↓
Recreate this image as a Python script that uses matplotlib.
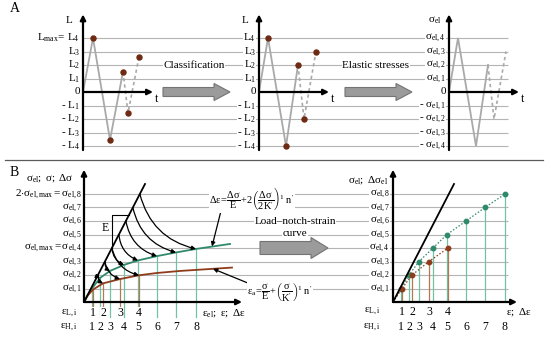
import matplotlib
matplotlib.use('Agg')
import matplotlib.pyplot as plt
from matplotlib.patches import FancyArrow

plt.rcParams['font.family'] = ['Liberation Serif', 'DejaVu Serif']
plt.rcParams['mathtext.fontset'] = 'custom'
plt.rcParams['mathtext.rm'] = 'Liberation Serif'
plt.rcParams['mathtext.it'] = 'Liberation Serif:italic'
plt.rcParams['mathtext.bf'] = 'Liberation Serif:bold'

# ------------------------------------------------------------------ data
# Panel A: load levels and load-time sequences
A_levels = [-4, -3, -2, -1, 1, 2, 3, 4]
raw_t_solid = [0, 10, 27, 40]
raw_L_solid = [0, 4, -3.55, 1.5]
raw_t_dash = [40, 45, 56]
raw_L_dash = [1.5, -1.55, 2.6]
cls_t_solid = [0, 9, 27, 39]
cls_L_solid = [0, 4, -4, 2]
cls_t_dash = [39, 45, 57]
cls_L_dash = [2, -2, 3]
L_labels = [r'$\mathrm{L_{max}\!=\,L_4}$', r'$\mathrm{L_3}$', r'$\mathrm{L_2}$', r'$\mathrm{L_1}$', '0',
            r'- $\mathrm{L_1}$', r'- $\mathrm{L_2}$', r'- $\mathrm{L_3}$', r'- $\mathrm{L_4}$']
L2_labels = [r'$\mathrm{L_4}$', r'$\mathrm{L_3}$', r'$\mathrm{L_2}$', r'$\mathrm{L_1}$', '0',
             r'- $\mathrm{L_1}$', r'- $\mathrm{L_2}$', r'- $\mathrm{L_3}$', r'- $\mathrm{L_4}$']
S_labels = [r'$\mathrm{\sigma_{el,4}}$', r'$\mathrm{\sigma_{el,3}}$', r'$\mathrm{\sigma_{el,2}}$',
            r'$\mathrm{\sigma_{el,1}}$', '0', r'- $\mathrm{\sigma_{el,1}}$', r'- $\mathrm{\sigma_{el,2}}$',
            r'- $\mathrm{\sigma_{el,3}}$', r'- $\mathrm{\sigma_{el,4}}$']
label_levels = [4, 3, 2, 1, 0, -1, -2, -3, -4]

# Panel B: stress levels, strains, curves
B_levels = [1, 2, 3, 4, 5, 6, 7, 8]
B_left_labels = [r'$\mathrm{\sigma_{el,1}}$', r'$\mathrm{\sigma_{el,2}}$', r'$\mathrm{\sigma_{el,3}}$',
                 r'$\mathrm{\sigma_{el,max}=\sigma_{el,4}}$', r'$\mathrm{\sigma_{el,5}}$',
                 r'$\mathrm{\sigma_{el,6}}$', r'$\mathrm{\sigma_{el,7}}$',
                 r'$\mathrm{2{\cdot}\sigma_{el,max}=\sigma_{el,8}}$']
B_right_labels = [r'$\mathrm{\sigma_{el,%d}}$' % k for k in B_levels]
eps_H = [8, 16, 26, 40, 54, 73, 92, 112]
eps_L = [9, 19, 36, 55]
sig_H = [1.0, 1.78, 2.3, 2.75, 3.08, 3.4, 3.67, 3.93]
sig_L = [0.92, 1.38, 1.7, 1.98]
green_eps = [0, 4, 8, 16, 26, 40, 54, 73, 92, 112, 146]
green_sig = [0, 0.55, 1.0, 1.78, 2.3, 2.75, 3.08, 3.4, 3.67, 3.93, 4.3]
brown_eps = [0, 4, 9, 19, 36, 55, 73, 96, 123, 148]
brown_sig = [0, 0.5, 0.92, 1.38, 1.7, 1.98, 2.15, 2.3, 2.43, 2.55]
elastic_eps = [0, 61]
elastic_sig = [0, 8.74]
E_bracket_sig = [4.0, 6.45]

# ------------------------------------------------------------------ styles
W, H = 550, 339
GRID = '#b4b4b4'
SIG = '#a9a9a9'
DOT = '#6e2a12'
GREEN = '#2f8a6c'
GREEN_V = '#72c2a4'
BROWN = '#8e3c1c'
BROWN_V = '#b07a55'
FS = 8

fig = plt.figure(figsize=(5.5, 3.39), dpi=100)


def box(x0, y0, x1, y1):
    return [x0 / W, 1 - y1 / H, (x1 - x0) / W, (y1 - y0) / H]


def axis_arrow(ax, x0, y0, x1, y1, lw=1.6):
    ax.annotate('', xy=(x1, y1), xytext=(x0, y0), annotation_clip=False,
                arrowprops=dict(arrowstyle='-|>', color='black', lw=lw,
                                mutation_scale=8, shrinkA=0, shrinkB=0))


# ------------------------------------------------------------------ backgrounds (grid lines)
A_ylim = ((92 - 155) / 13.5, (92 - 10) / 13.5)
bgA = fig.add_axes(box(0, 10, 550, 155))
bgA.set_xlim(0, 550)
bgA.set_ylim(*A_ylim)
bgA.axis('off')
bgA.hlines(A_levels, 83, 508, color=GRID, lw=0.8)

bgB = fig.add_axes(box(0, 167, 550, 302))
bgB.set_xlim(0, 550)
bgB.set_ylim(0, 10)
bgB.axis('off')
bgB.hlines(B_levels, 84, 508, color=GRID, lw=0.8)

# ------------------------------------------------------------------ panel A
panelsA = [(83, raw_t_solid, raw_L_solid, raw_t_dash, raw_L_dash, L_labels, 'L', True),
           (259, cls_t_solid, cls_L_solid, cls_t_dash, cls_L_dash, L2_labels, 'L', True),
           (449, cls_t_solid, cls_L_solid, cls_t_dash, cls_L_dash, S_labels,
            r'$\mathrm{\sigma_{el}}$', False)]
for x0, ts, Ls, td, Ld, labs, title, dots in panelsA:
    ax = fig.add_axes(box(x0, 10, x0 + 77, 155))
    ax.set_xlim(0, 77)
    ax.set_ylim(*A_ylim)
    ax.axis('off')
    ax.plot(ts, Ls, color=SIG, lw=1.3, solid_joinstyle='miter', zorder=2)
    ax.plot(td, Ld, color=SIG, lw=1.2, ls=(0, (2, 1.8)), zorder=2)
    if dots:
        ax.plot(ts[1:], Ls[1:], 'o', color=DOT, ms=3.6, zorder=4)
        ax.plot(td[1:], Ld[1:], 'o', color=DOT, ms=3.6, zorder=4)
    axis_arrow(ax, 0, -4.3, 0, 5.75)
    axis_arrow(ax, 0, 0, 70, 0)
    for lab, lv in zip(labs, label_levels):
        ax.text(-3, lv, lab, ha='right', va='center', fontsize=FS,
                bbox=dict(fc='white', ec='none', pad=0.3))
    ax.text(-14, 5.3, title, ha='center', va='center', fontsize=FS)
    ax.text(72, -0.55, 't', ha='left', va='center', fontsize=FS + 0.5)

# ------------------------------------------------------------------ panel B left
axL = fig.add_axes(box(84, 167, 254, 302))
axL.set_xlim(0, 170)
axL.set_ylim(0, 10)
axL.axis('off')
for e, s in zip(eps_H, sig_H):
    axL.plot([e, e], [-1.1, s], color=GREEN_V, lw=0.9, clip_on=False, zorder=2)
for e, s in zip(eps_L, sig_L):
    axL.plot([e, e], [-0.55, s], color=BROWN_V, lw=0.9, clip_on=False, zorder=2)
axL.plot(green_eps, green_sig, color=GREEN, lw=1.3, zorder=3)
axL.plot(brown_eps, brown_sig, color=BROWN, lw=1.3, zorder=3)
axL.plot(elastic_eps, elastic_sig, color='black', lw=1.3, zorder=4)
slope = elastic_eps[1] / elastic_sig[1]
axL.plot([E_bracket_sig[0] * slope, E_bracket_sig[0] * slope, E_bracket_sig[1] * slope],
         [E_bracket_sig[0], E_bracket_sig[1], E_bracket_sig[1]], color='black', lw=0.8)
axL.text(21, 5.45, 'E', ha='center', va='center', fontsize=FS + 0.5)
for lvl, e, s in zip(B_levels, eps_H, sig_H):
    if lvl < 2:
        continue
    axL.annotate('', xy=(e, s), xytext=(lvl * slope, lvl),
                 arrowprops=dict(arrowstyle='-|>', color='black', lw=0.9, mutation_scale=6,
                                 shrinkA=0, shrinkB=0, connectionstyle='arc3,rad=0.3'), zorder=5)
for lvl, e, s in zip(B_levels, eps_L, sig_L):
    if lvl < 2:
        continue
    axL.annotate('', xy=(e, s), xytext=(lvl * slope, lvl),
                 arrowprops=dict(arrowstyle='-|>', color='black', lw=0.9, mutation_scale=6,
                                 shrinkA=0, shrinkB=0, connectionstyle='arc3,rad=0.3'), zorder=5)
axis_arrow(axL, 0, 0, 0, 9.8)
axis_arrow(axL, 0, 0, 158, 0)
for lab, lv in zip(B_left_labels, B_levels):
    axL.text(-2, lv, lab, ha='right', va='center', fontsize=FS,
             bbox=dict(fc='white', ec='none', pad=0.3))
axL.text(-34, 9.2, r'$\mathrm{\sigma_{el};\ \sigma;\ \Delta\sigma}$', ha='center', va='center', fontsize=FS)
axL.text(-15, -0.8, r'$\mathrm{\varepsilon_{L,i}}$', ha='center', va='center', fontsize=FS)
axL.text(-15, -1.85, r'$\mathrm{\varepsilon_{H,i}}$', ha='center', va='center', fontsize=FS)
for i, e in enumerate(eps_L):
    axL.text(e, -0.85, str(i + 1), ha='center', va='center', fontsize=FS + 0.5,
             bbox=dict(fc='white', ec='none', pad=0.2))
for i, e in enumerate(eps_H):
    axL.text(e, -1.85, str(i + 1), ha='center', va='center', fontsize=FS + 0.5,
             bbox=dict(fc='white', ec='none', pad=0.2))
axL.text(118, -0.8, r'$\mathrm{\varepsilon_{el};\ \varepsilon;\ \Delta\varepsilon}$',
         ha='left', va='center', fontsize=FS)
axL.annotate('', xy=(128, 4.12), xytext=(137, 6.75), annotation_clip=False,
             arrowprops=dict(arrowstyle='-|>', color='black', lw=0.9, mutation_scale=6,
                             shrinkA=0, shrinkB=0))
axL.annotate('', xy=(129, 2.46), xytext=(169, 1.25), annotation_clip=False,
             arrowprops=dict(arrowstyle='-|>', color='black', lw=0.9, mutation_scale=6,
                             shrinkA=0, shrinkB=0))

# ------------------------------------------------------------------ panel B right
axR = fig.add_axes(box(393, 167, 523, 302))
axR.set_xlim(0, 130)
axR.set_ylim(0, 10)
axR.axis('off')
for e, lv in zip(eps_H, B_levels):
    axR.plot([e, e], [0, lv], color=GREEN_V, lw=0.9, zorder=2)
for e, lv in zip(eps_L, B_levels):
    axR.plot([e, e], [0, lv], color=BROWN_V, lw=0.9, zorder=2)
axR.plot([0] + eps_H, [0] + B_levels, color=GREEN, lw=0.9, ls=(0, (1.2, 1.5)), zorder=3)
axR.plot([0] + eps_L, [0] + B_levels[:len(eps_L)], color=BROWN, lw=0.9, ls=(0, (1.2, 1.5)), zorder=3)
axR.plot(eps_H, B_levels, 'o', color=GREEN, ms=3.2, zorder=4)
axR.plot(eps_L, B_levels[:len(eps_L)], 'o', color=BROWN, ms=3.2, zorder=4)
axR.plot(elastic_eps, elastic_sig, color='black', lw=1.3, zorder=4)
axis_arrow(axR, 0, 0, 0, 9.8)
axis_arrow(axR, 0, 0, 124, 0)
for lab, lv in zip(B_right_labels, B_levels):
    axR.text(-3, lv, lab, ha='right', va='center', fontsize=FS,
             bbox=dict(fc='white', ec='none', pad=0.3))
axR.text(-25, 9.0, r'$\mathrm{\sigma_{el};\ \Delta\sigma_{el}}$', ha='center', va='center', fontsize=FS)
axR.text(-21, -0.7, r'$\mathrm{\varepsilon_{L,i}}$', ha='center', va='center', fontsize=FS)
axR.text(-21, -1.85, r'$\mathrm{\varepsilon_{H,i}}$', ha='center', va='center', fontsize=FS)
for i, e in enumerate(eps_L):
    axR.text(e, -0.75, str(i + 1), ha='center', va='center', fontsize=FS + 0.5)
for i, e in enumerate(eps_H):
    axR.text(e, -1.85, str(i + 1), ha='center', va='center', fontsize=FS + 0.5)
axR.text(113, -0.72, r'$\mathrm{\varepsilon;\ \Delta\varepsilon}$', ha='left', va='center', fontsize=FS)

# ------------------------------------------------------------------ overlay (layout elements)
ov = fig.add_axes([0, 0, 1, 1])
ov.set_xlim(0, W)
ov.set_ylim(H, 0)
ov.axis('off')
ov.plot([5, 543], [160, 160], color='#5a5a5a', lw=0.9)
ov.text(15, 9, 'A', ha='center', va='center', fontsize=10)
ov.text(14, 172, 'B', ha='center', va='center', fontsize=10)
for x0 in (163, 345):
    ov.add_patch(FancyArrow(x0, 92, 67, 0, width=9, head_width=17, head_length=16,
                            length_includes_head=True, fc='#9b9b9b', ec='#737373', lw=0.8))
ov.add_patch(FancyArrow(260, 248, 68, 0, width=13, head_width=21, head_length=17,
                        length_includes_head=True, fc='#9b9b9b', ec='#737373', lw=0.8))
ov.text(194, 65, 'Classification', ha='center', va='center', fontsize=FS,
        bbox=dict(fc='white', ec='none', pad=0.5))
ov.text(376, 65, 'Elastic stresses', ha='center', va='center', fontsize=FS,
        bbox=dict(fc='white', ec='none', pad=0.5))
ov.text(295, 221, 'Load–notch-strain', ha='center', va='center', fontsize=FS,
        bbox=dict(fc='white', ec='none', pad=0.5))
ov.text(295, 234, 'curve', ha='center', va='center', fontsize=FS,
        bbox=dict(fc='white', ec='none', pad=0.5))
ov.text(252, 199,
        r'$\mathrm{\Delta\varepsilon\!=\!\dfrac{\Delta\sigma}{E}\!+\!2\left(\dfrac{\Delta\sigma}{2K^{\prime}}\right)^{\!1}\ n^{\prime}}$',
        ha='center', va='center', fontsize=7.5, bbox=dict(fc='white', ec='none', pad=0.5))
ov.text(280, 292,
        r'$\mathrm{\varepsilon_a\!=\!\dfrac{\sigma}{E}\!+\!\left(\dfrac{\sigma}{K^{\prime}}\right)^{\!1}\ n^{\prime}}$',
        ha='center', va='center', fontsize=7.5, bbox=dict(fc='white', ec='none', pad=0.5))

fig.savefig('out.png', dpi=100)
↑
_INSTRUCTION_
Copy nothing but the lines from the first one in the listing through the line with "plt.rcParams['mathtext.bf'] = 'Liberation", and omit the pictures.

_FINISHED EXERCISE_
Recreate this image as a Python script that uses matplotlib.
import matplotlib
matplotlib.use('Agg')
import matplotlib.pyplot as plt
from matplotlib.patches import FancyArrow

plt.rcParams['font.family'] = ['Liberation Serif', 'DejaVu Serif']
plt.rcParams['mathtext.fontset'] = 'custom'
plt.rcParams['mathtext.rm'] = 'Liberation Serif'
plt.rcParams['mathtext.it'] = 'Liberation Serif:italic'
plt.rcParams['mathtext.bf'] = 'Liberation Serif:bold'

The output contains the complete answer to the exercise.